Toda historia necesita de dos partes si se quiere encontrar una suerte de síntesis, que es de lo que se trata en cualquier entramado que se aventure en el territorio del mimetismo emocional. No es cuestión de resaltar este tipo de narraciones duales frente a la primera persona. Porque también la subjetividad absoluta tiene su punto para descubrir el mundo desde nuevos prismas. Casos como «El guardian entre el centeno«, con esa rabiosa soledad hecha abismos, Tom Sawyer y esa aventura vital extrema o hasta el mismísimo Dante recorriendo cielos e infiernos. Obras maestras donde la voz directa del protagonista nos arrebata.

Y sin embargo en historias como esta «Siete martes» de El Chojin hay algo de exorcismo, de confesión, de terapia para esos personajes solitarios o para cualquier lector. Porque Caro y Edú somos nosotros sentados en el diván, empeñados en desnudarnos por dentro frente a ese personaje que nos analiza a fin de ser chivo expiatorio, elemento externo a nuestra vida que no ha de enjuiciar sino de valorar con la asepsia de la psique hecha ciencia.

Pero las confesiones transforman en depositarios del alma a los psicólogos a poco que se de pie a atravesar los umbrales de lo profesional. Y ahí Edú quizás peque de saltarse algún que otro artículo del juramento hipocrático. O acaso no sea el profesional sino la persona quien acaba cobijando el alma de Carol. Porque… ¿Dónde acaba el doctor y dónde empieza la persona?

Entre muchos otros pacientes, solo Carol, con sus aires de frivolidad esculpida al frío marmol, acaba por despertar esos resortes que desatan las emociones de Edú. Llámalo atracción o llámalo esa extraña sensación, ese don de algunas personas para que les des todas tus respuestas sin que te formulen ni una sola pregunta.

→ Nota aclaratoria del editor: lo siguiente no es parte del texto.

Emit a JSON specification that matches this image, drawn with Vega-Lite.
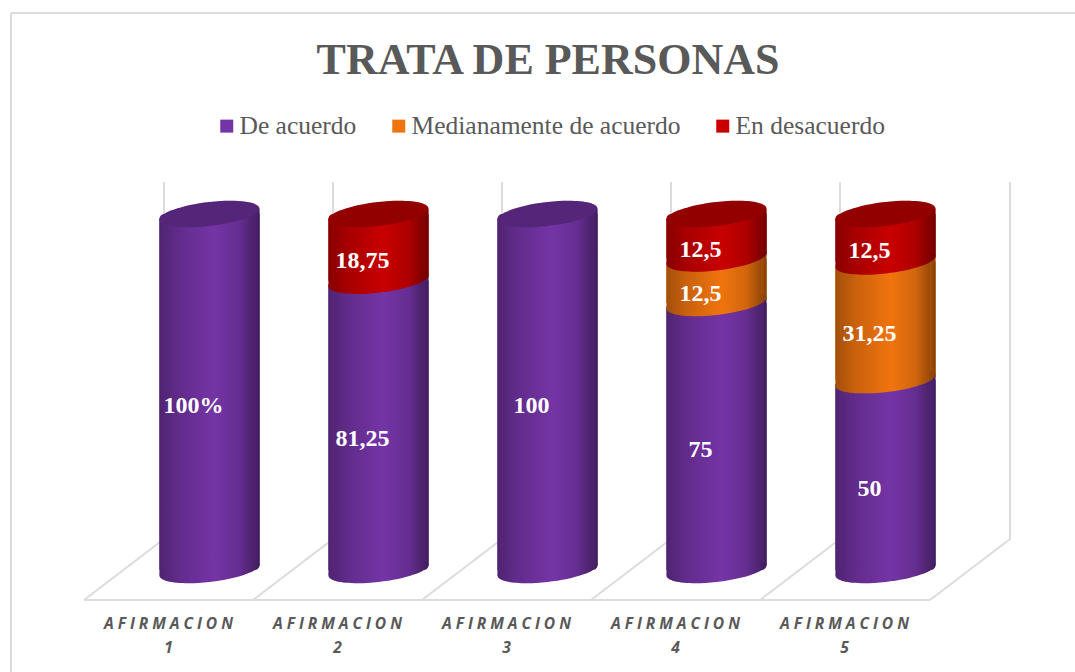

Secretos que se resquebrajan poco a poco, lastres morales y sociológicos que aún perduran y que llegan incluso en la comunicación no verbal que analiza con profesionalidad el psicólogo encargado de sacar todos los miedos que atenazan tanto a Carol como los deseos capaces de romperlos. Equilibrios imposibles pero demasiado comunes en nuestros días.

Una historia a dos tintas incluso en su presentación. Rojo y negro como dos colores que quizás simbolicen sangre y oscuridad, tal y como se pintan las paredes en las profunidades cavernosas del alma. Una historia de un encuentro fraccionado, casi epistolar, como los trazos del destino en su empeño porque las cosas ocurran.